▶ **Stated task**
Among the lines below, keep only those from the one containing "Recreate this image as a Python" through the one containing "return pd.DataFrame(rows)", and reproduce them exactly.

▶ **Data lines**
-*-*-
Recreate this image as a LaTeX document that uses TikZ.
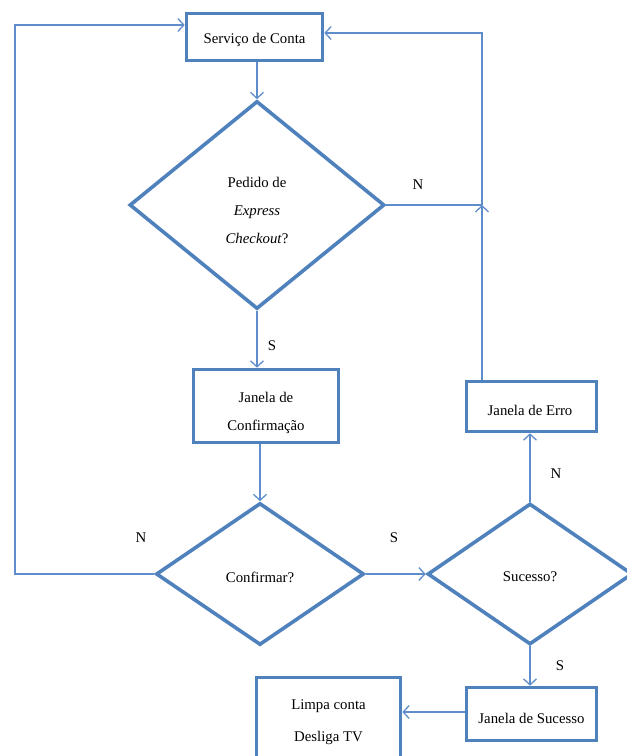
-*-*-
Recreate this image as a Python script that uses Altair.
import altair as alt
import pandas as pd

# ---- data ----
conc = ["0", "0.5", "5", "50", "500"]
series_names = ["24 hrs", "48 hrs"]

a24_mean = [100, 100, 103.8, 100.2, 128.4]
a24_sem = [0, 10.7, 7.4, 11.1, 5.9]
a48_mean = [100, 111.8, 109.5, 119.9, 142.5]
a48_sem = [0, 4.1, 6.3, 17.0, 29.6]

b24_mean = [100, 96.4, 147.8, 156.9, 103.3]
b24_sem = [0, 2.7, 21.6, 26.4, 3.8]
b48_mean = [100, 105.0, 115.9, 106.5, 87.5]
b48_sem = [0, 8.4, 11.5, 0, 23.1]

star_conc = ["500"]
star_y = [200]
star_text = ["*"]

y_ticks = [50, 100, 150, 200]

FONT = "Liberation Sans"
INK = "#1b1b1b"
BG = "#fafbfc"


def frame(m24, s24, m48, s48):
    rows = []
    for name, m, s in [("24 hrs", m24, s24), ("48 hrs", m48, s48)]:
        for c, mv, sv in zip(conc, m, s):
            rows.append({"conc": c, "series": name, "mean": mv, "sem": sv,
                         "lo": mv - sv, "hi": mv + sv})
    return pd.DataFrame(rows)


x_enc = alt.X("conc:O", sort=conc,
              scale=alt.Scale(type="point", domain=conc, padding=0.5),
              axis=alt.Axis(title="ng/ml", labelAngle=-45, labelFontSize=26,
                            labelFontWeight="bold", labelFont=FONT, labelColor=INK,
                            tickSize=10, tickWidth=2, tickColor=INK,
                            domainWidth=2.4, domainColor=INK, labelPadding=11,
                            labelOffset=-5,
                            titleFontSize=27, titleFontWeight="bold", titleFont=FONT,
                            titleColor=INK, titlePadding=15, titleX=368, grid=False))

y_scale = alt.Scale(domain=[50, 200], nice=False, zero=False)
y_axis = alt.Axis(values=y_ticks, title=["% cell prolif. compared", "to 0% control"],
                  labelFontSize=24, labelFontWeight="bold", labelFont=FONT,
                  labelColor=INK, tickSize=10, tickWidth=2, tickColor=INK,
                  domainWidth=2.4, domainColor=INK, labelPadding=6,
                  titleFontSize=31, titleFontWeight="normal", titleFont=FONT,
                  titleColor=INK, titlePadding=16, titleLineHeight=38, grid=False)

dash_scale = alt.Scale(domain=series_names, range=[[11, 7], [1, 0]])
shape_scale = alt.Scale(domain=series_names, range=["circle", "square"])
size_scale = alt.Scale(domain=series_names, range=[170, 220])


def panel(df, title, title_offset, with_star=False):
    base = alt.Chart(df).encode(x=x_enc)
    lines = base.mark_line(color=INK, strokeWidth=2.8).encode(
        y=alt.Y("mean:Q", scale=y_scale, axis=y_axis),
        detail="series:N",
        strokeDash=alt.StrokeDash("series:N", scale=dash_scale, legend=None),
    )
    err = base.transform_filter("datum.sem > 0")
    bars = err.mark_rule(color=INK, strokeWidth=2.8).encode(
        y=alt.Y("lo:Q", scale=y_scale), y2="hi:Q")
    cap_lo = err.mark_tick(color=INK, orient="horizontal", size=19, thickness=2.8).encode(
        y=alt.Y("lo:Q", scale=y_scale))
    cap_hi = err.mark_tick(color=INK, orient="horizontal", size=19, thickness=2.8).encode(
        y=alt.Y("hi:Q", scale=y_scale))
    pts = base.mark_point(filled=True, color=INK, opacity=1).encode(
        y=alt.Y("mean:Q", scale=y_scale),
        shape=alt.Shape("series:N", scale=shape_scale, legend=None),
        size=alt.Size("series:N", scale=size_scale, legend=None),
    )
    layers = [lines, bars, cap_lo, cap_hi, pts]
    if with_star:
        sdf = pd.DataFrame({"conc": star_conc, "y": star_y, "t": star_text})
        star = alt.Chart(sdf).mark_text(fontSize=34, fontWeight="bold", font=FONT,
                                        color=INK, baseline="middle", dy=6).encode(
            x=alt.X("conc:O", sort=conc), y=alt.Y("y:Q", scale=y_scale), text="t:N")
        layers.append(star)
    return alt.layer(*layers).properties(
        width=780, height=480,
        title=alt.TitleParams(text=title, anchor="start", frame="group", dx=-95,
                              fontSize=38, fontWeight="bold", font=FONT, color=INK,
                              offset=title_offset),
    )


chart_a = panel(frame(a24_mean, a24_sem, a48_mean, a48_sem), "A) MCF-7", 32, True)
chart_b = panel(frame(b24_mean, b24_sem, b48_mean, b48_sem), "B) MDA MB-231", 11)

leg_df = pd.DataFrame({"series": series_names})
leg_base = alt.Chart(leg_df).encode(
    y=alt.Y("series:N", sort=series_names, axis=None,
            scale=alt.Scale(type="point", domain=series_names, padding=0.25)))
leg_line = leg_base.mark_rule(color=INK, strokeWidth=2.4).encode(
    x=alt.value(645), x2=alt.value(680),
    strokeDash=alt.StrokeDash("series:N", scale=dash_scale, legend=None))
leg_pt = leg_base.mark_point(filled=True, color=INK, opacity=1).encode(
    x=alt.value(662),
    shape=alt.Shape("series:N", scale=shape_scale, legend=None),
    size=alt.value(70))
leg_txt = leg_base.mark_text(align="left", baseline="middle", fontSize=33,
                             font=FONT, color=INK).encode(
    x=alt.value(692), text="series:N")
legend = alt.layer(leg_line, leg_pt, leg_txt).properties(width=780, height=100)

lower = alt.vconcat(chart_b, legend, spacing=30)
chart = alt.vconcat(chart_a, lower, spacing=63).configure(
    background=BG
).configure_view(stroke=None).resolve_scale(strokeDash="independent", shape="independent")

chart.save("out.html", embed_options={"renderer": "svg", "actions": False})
-*-*-
▶ **Written response**
Recreate this image as a Python script that uses Altair.
import altair as alt
import pandas as pd

# ---- data ----
conc = ["0", "0.5", "5", "50", "500"]
series_names = ["24 hrs", "48 hrs"]

a24_mean = [100, 100, 103.8, 100.2, 128.4]
a24_sem = [0, 10.7, 7.4, 11.1, 5.9]
a48_mean = [100, 111.8, 109.5, 119.9, 142.5]
a48_sem = [0, 4.1, 6.3, 17.0, 29.6]

b24_mean = [100, 96.4, 147.8, 156.9, 103.3]
b24_sem = [0, 2.7, 21.6, 26.4, 3.8]
b48_mean = [100, 105.0, 115.9, 106.5, 87.5]
b48_sem = [0, 8.4, 11.5, 0, 23.1]

star_conc = ["500"]
star_y = [200]
star_text = ["*"]

y_ticks = [50, 100, 150, 200]

FONT = "Liberation Sans"
INK = "#1b1b1b"
BG = "#fafbfc"


def frame(m24, s24, m48, s48):
    rows = []
    for name, m, s in [("24 hrs", m24, s24), ("48 hrs", m48, s48)]:
        for c, mv, sv in zip(conc, m, s):
            rows.append({"conc": c, "series": name, "mean": mv, "sem": sv,
                         "lo": mv - sv, "hi": mv + sv})
    return pd.DataFrame(rows)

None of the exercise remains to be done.